## Aim
Copy out the data below as written; omit any images.

## Stored data

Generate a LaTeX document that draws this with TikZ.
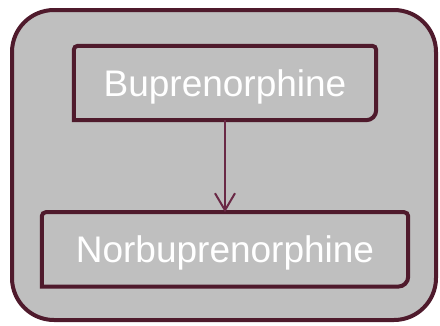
\documentclass[tikz,border=0pt]{standalone}
\usepackage{fontspec}
\setmainfont{Liberation Sans}
\usepackage{tikz}
\usetikzlibrary{arrows.meta}
\usetikzlibrary{positioning}
\definecolor{wine}{HTML}{4F1A2C}
\definecolor{winelight}{HTML}{6A2946}
\definecolor{panelgray}{HTML}{BFBFBF}

\begin{document}
\begin{tikzpicture}[
                x = 1pt, y = -1pt,
                panel/.style = {draw = wine, fill = panelgray, line width = 4pt,
                                rounded corners = 42pt},
                drug/.style = {inner sep = 0pt, minimum height = 74pt,
                               text height = 30pt, text depth = 4pt,
                               text = white, font = \fontsize{37}{44}\selectfont},
                boxline/.style = {draw = wine, line width = 4pt},
                conv/.style = {draw = winelight, line width = 2pt,
                               -{Straight Barb[length = 17pt, width = 20pt]}}
                ]
                \useasboundingbox (0,0) rectangle (440,325);

                % Background panel
                \path[panel] (12,10) rectangle (436,320);

                % Compounds
                \node[drug, minimum width = 302pt] (bup) at (225,83) {Buprenorphine};
                \node[drug, minimum width = 366pt, below = 92pt of bup] (norbup) {Norbuprenorphine};

                % Box outlines: sharp lower left, large round lower right
                \foreach \n in {bup, norbup} {
                  \draw[boxline] (\n.south west) [rounded corners = 4pt]
                    -- (\n.north west) -- (\n.north east)
                    [rounded corners = 10pt] -- (\n.south east)
                    [sharp corners] -- cycle;
                }

                % Metabolic step
                \draw[conv] (bup.south) -- (norbup.north);
            \end{tikzpicture}
\end{document}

## The answer
Generate a LaTeX document that draws this with TikZ.
\documentclass[tikz,border=0pt]{standalone}
\usepackage{fontspec}
\setmainfont{Liberation Sans}
\usepackage{tikz}
\usetikzlibrary{arrows.meta}
\usetikzlibrary{positioning}
\definecolor{wine}{HTML}{4F1A2C}
\definecolor{winelight}{HTML}{6A2946}
\definecolor{panelgray}{HTML}{BFBFBF}

\begin{document}
\begin{tikzpicture}[
                x = 1pt, y = -1pt,
                panel/.style = {draw = wine, fill = panelgray, line width = 4pt,
                                rounded corners = 42pt},
                drug/.style = {inner sep = 0pt, minimum height = 74pt,
                               text height = 30pt, text depth = 4pt,
                               text = white, font = \fontsize{37}{44}\selectfont},
                boxline/.style = {draw = wine, line width = 4pt},
                conv/.style = {draw = winelight, line width = 2pt,
                               -{Straight Barb[length = 17pt, width = 20pt]}}
                ]
                \useasboundingbox (0,0) rectangle (440,325);

                % Background panel
                \path[panel] (12,10) rectangle (436,320);

                % Compounds
                \node[drug, minimum width = 302pt] (bup) at (225,83) {Buprenorphine};
                \node[drug, minimum width = 366pt, below = 92pt of bup] (norbup) {Norbuprenorphine};

                % Box outlines: sharp lower left, large round lower right
                \foreach \n in {bup, norbup} {
                  \draw[boxline] (\n.south west) [rounded corners = 4pt]
                    -- (\n.north west) -- (\n.north east)
                    [rounded corners = 10pt] -- (\n.south east)
                    [sharp corners] -- cycle;
                }

                % Metabolic step
                \draw[conv] (bup.south) -- (norbup.north);
            \end{tikzpicture}
\end{document}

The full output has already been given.